**Challenge**
Copy each line that has the string "this" somewhere in it.

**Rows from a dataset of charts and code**
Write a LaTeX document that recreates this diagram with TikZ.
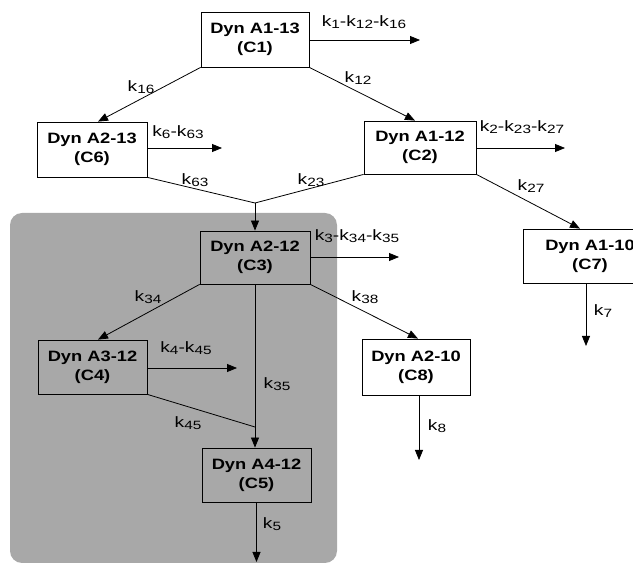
\documentclass[tikz,border=0pt]{standalone}
\usepackage{fontspec}
\setmainfont{Liberation Sans}
\newfontfamily\dfont[FakeStretch=1.22]{Liberation Sans}
\newfontfamily\lfont[FakeStretch=1.28]{Liberation Sans}
\usetikzlibrary{arrows.meta,calc}
\definecolor{regiongray}{gray}{0.66}
\newcommand{\kk}[1]{k\raisebox{-0.25ex}{\fontsize{12}{12}\selectfont #1}}
\begin{document}
\begin{tikzpicture}[x=1pt,y=-1pt,
  box/.style={draw, line width=0.8pt, minimum width=110pt, minimum height=54pt,
    align=center, inner sep=0pt, font=\dfont\bfseries\fontsize{15}{19}\selectfont},
  lbl/.style={inner sep=0pt, font=\lfont\fontsize{15}{15}\selectfont},
  conn/.style={line width=0.8pt},
  arr/.style={conn, -{Triangle[length=10pt,width=8pt]}}]
\useasboundingbox (0,0) rectangle (633,569);
\clip (0,0) rectangle (633,569);
% shaded region
\fill[regiongray, rounded corners=12pt] (10,213) rectangle (337,563);
% boxes
\node[box, minimum width=108pt, minimum height=55pt] (C1) at (255,39.5) {Dyn A1-13\\(C1)};
\node[box, minimum height=55pt] (C6) at (92,149.5) {Dyn A2-13\\(C6)};
\node[box, minimum width=112pt, minimum height=53pt] (C2) at (420,147.5) {Dyn A1-12\\(C2)};
\node[box, minimum height=53pt] (C3) at (255,257.5) {Dyn A2-12\\(C3)};
\node[box, minimum width=134pt] (C7) at (590,256) {Dyn A1-10\\(C7)};
\node[box, minimum width=109pt] (C4) at (92.5,367) {Dyn A3-12\\(C4)};
\node[box, minimum width=108pt, minimum height=56pt] (C8) at (416,367) {Dyn A2-10\\(C8)};
\node[box, minimum width=109pt] (C5) at (256.5,475) {Dyn A4-12\\(C5)};
% free ends and junctions
\coordinate (e1) at (420,40);
\coordinate (e6) at (222,148);
\coordinate (e2) at (565,148);
\coordinate (e3) at (399,257);
\coordinate (e4) at (237,368);
\coordinate (e5) at (256.5,562);
\coordinate (e7) at (586,346);
\coordinate (e8) at (419,460);
\coordinate (m3) at (255,203);
\coordinate (m5) at (255,427);
% connectors
\draw[arr] (C1.east |- e1) -- (e1);
\draw[arr] (C6.east |- e6) -- (e6);
\draw[arr] (C2.east |- e2) -- (e2);
\draw[arr] (C3.east |- e3) -- (e3);
\draw[arr] (C4.east |- e4) -- (e4);
\draw[arr] (C1.south west) -- ($(C6.north)+(6,0)$);
\draw[arr] (C1.south east) -- ($(C2.north)+(-5,0)$);
\draw[conn] (C6.south east) -- (m3);
\draw[conn] (C2.south west) -- (m3);
\draw[arr] (m3) -- (C3.north);
\draw[arr] (C2.south east) -- ($(C7.north)+(-10,0)$);
\draw[arr] (C7.south -| e7) -- (e7);
\draw[arr] (C3.south west) -- ($(C4.north)+(5.5,0)$);
\draw[arr] (C3.south east) -- ($(C8.north)+(2,0)$);
\draw[arr] (C8.south -| e8) -- (e8);
\draw[conn] (C4.south east) -- (m5);
\draw[arr] (C3.south) -- (C3.south |- C5.north);
\draw[arr] (C5.south) -- (e5);
% labels
\node[lbl] (l1) at (364,22) {\kk{1}-\kk{12}-\kk{16}};
\node[lbl] (l16) at (141,87) {\kk{16}};
\node[lbl] (l12) at (358,78) {\kk{12}};
\node[lbl] (l6) at (178,132) {\kk{6}-\kk{63}};
\node[lbl] (l63) at (195,180) {\kk{63}};
\node[lbl] (l23) at (311,180) {\kk{23}};
\node[lbl] (l2) at (522,127) {\kk{2}-\kk{23}-\kk{27}};
\node[lbl] (l27) at (531,186) {\kk{27}};
\node[lbl] (l3) at (357,236) {\kk{3}-\kk{34}-\kk{35}};
\node[lbl] (l38) at (365,297) {\kk{38}};
\node[lbl] (l34) at (148,297) {\kk{34}};
\node[lbl] (l4) at (186,348) {\kk{4}-\kk{45}};
\node[lbl] (l35) at (277,384) {\kk{35}};
\node[lbl] (l45) at (188,423) {\kk{45}};
\node[lbl] (l5) at (272,524) {\kk{5}};
\node[lbl] (l8) at (437,426) {\kk{8}};
\node[lbl] (l7) at (603,311) {\kk{7}};
\end{tikzpicture}
\end{document}
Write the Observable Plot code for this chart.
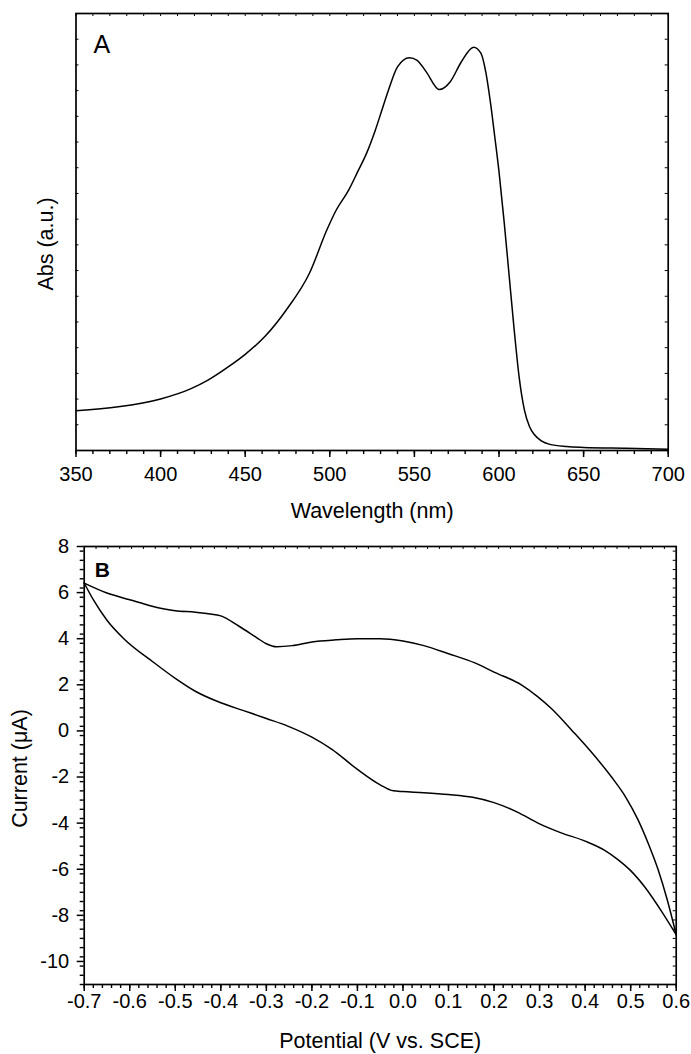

**Worked answer**
Write a LaTeX document that recreates this diagram with TikZ.
Write the Observable Plot code for this chart.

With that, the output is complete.